— START OF Dataset extract —
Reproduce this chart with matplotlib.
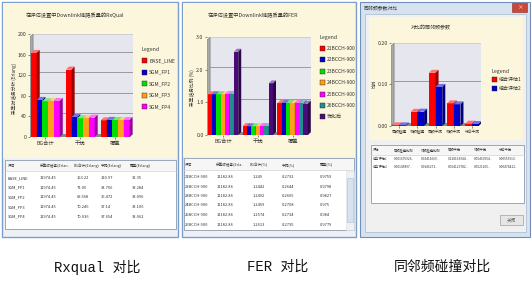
import numpy as np
import matplotlib.pyplot as plt
from matplotlib.patches import Rectangle, Polygon
from matplotlib.colors import to_rgb

plt.rcParams['font.family'] = ['Noto Sans CJK SC', 'DejaVu Sans']

W, H = 532, 303

# Rxqual 对比
rx_title = '在评估设置中Downlink链路质量的RxQual'
rx_cats = ['BG合计', '干扰', '覆盖']
rx_series = ['BASE_LINE', 'SGM_FP1', 'SGM_FP2', 'SGM_FP3', 'SGM_FP4']
rx_colors = ['#ff0000', '#0000c8', '#00e000', '#ff9f1a', '#ff00ff']
rx_traffic = [11974.45, 11974.45, 11974.45, 11974.45, 11974.45]
rx_bg = [163.22, 72.05, 69.568, 70.246, 70.036]
rx_intf = [130.97, 38.766, 36.472, 37.14, 37.654]
rx_cov = [32.35, 33.284, 33.096, 33.106, 33.062]
rx_yticks = [0, 40, 80, 120, 160, 200]

# FER 对比
fer_title = '在评估设置中Downlink链路质量的FER'
fer_cats = ['BG合计', '干扰', '覆盖']
fer_series = ['21BCCH-900', '22BCCH-900', '23BCCH-900', '24BCCH-900',
              '25BCCH-900', '26BCCH-900', '优化后']
fer_colors = ['#ff0000', '#0000c8', '#00e000', '#ff9f1a', '#ff00ff', '#1f8f8f', '#4b0a7a']
fer_traffic = [11182.86, 11182.86, 11182.86, 11182.86, 11182.86, 11182.86]
fer_bg = [1.249, 1.2442, 1.2492, 1.2459, 1.2574, 1.2613, 2.55]
fer_intf = [0.2732, 0.2644, 0.2665, 0.2708, 0.2734, 0.2735, 1.58]
fer_cov = [0.9759, 0.9798, 0.9827, 0.975, 0.984, 0.9779, 0.96]
fer_yticks = [0.0, 1.0, 2.0, 3.0]

# 同邻频碰撞对比
co_title = '对比的同邻频参数'
co_cats = ['同频碰撞', '邻频碰撞', '同频干扰', '邻频干扰', '综合干扰']
co_heads = ['同频碰撞比例', '邻频碰撞比例', '同频干扰', '邻频干扰', '综合干扰']
co_series = ['组合评估1', '组合评估2']
co_colors = ['#ff0000', '#0000c8']
co_eval1 = [0.001675926, 0.03411669, 0.128163944, 0.05463554, 0.00553913]
co_eval2 = [0.00145897, 0.0346273, 0.0941257826, 0.0521165, 0.00474412]
co_yticks = [0.0, 0.10, 0.20]

captions = ['Rxqual 对比', 'FER 对比', '同邻频碰撞对比']

CREAM = '#fcf7dc'
TXT = '#333333'

fig = plt.figure(figsize=(W / 100, H / 100), dpi=100)
bg = fig.add_axes([0, 0, 1, 1])
bg.set_xlim(0, W)
bg.set_ylim(H, 0)
bg.axis('off')


def rect(x0, y0, x1, y1, fc, ec='none', lw=0.6):
    bg.add_patch(Rectangle((x0, y0), x1 - x0, y1 - y0, fc=fc, ec=ec, lw=lw))


def bar3d(ax, xs, hs, w, color, dx, dy):
    rgb = np.array(to_rgb(color))
    side = rgb * 0.6
    top = rgb + (1 - rgb) * 0.45
    for r in ax.bar(xs, hs, w, color=color, lw=0, zorder=2):
        x, h = r.get_x(), r.get_height()
        ax.add_patch(Polygon([(x, h), (x + w, h), (x + w + dx, h + dy), (x + dx, h + dy)],
                             fc=top, lw=0, zorder=2))
        ax.add_patch(Polygon([(x + w, 0), (x + w + dx, dy), (x + w + dx, h + dy), (x + w, h)],
                             fc=side, lw=0, zorder=2))


def chart(box, cats, vals, colors, bw, xlim, yticks, fmt, xsize=3.8):
    x0p, y0p, x1p, y1p = box
    ax = fig.add_axes([x0p / W, 1 - y1p / H, (x1p - x0p) / W, (y1p - y0p) / H])
    ylim = (yticks[0], yticks[-1])
    ax.set_xlim(xlim)
    ax.set_ylim(ylim)
    ax.patch.set_alpha(0)
    for s in ax.spines.values():
        s.set_visible(False)
    dx = 3 * (xlim[1] - xlim[0]) / (x1p - x0p)
    dy = 3 * (ylim[1] - ylim[0]) / (y1p - y0p)
    xa, xb = xlim
    ya, yb = ylim
    ax.add_patch(Rectangle((xa + dx, ya + dy), xb - xa - dx, yb - ya - dy,
                           fc='#e6e6ee', ec='#b8b8c0', lw=0.4, zorder=0))
    ax.add_patch(Polygon([(xa, ya), (xa + dx, ya + dy), (xa + dx, yb), (xa, yb - dy)],
                         fc='#a9a9a9', ec='#7a7a7a', lw=0.4, zorder=1))
    ax.add_patch(Polygon([(xa, ya), (xb - dx, ya), (xb, ya + dy), (xa + dx, ya + dy)],
                         fc='#8a8a8a', lw=0, zorder=1))
    for t in yticks[1:-1]:
        ax.plot([xa + dx, xb], [t + dy, t + dy], color='#9a9a9a', lw=0.7, zorder=1)
    n = len(vals)
    idx = np.arange(len(cats))
    for i, (v, c) in enumerate(zip(vals, colors)):
        bar3d(ax, idx - n * bw / 2 + bw / 2 + i * bw, v, bw, c, dx, dy)
    ax.set_yticks(yticks, [fmt.format(t) for t in yticks])
    ax.set_xticks(idx, cats)
    ax.tick_params(labelsize=3.8, length=1.5, width=0.4, pad=1, colors=TXT)
    ax.tick_params(axis='x', labelsize=xsize, pad=1.5)
    return ax


def legend(x, y, names, colors, step):
    bg.text(x, y, 'Legend', fontsize=3.8, color=TXT, va='center')
    for i, (nm, c) in enumerate(zip(names, colors)):
        yy = y + step * (i + 1)
        rect(x, yy - 2.5, x + 5, yy + 2.5, c, ec='#202020', lw=0.3)
        bg.text(x + 7, yy, nm, fontsize=3.6, color=TXT, va='center')


def table(box, head_y, row_y0, step, head_x, heads, val_x, rows, size=2.9, hsize=2.6):
    x0, y0, x1, y1 = box
    rect(x0, y0, x1, y1, 'white', ec='#8a9ab0', lw=0.6)
    rect(x0 + 0.5, y0 + 0.5, x1 - 0.5, head_y + 4.5, '#f6f6f6')
    bg.plot([x0, x1], [head_y + 4.5, head_y + 4.5], color='#d0d0d0', lw=0.5)
    for hx, h in zip(head_x, heads):
        bg.text(hx, head_y, h, fontsize=hsize, color=TXT, va='center')
    for r, row in enumerate(rows):
        for vx, s in zip(val_x, row):
            bg.text(vx, row_y0 + r * step, s, fontsize=size, color=TXT, va='center')


# ---- panel 1: Rxqual
rect(2, 2, 178, 237, '#eef0f4', ec='#7b9fcc', lw=1.0)
rect(3, 3, 177, 158, CREAM)
bg.text(75, 15, rx_title, fontsize=3.8, color=TXT, ha='center', va='center')
bg.text(14, 88, '采集时话务分析 (Erlang)', fontsize=3.4, color=TXT, rotation=90,
        ha='center', va='center')
rx_vals = [[rx_bg[i], rx_intf[i], rx_cov[i]] for i in range(len(rx_series))]
chart((30, 34, 133, 137), rx_cats, rx_vals, rx_colors, 0.165, (-0.44, 2.51),
      rx_yticks, '{:.0f}')
legend(142, 49, rx_series, rx_colors, 11.5)
rx_rows = [[rx_series[i], f'{rx_traffic[i]:.2f}', f'{rx_bg[i]:g}', f'{rx_intf[i]:g}',
            f'{rx_cov[i]:g}'] for i in range(len(rx_series))]
table((5, 160, 176, 229), 166, 178, 9.7, [8, 40, 74, 101, 130],
      ['评估', '采集时话务(Erlan..', 'BG合计(Erlang)', '干扰(Erlang)', '覆盖(Erlang)'],
      [8, 40, 77, 101, 132], rx_rows)

# ---- panel 2: FER
rect(182, 2, 356, 237, '#eef0f4', ec='#7b9fcc', lw=1.0)
rect(183, 3, 355, 157, CREAM)
bg.text(253, 15, fer_title, fontsize=3.8, color=TXT, ha='center', va='center')
bg.text(192, 88, '采集话务比例 (%)', fontsize=3.4, color=TXT, rotation=90,
        ha='center', va='center')
fer_vals = [[fer_bg[i], fer_intf[i], fer_cov[i]] for i in range(len(fer_series))]
chart((207, 37, 311, 135), fer_cats, fer_vals, fer_colors, 0.125, (-0.46, 2.53),
      fer_yticks, '{:.1f}')
legend(320, 37, fer_series, fer_colors, 11.4)
fer_rows = [[fer_series[i], f'{fer_traffic[i]:.2f}', f'{fer_bg[i]:g}', f'{fer_intf[i]:g}',
             f'{fer_cov[i]:g}'] for i in range(len(fer_traffic))]
table((184, 158, 354, 230), 165, 177, 9.5, [185, 216, 250, 282, 320],
      ['评估', '采集时话务(Erla..', 'BG合计(%)', '干扰(%)', '覆盖(%)'],
      [185, 217, 253, 282, 320], fer_rows)
rect(346, 171, 353.5, 229.5, '#eef2f6', ec='#d8dde4', lw=0.4)
rect(347, 178, 352.5, 222, '#d4e3ee', ec='#a9bfd0', lw=0.4)

# ---- panel 3: 同邻频碰撞
rect(360, 2, 530, 237, '#d6e2f0', ec='#6f8fb8', lw=0.8)
rect(365, 14, 526, 232, '#f0f0f0', ec='#a8b8cc', lw=0.5)
bg.text(364, 8, '同邻频参数对比', fontsize=3.5, color=TXT, va='center')
rect(512, 3, 527, 12, '#c9483a', ec='#8a2a22', lw=0.4)
bg.text(519.5, 7.5, '×', fontsize=4, color='white', ha='center', va='center')
rect(369, 17, 523, 140, CREAM)
bg.text(431, 28, co_title, fontsize=3.6, color=TXT, ha='center', va='center')
bg.text(375, 84, '比例', fontsize=3.0, color=TXT, rotation=90, ha='center', va='center')
chart((391, 43, 481, 126), co_cats, [co_eval1, co_eval2], co_colors, 0.37,
      (-0.45, 4.5), co_yticks, '{:.2f}', xsize=2.7)
legend(492, 71, co_series, co_colors, 8.5)
co_rows = [[co_series[0]] + [f'{v}'[:11] + '..' for v in co_eval1],
           [co_series[1]] + [f'{v}'[:11] + '..' for v in co_eval2]]
co_x = [373, 394, 421, 448, 474, 499]
table((371, 145, 524, 203), 150, 158.5, 8, co_x, ['评估'] + co_heads, co_x, co_rows,
      size=2.3, hsize=2.3)
rect(500, 215, 523, 225, '#e6e6e6', ec='#a0a0a0', lw=0.5)
bg.text(511.5, 220, '关闭', fontsize=3.3, color='#666666', ha='center', va='center')

# ---- captions
for cx, cap in zip([97, 278, 442], captions):
    bg.text(cx, 267, cap, fontsize=10, color='#111111', ha='center', va='center',
            family=['Liberation Mono', 'Noto Sans CJK SC'])

fig.savefig('out.png', dpi=100)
— END OF Dataset extract —
Set task →
Only lines belong in the copy: transcribe those from the start of the data through the line that contains "rx_yticks = [0, 40, 80, 120, 160, 200]", and skip the pictures.

Complete output →
Reproduce this chart with matplotlib.
import numpy as np
import matplotlib.pyplot as plt
from matplotlib.patches import Rectangle, Polygon
from matplotlib.colors import to_rgb

plt.rcParams['font.family'] = ['Noto Sans CJK SC', 'DejaVu Sans']

W, H = 532, 303

# Rxqual 对比
rx_title = '在评估设置中Downlink链路质量的RxQual'
rx_cats = ['BG合计', '干扰', '覆盖']
rx_series = ['BASE_LINE', 'SGM_FP1', 'SGM_FP2', 'SGM_FP3', 'SGM_FP4']
rx_colors = ['#ff0000', '#0000c8', '#00e000', '#ff9f1a', '#ff00ff']
rx_traffic = [11974.45, 11974.45, 11974.45, 11974.45, 11974.45]
rx_bg = [163.22, 72.05, 69.568, 70.246, 70.036]
rx_intf = [130.97, 38.766, 36.472, 37.14, 37.654]
rx_cov = [32.35, 33.284, 33.096, 33.106, 33.062]
rx_yticks = [0, 40, 80, 120, 160, 200]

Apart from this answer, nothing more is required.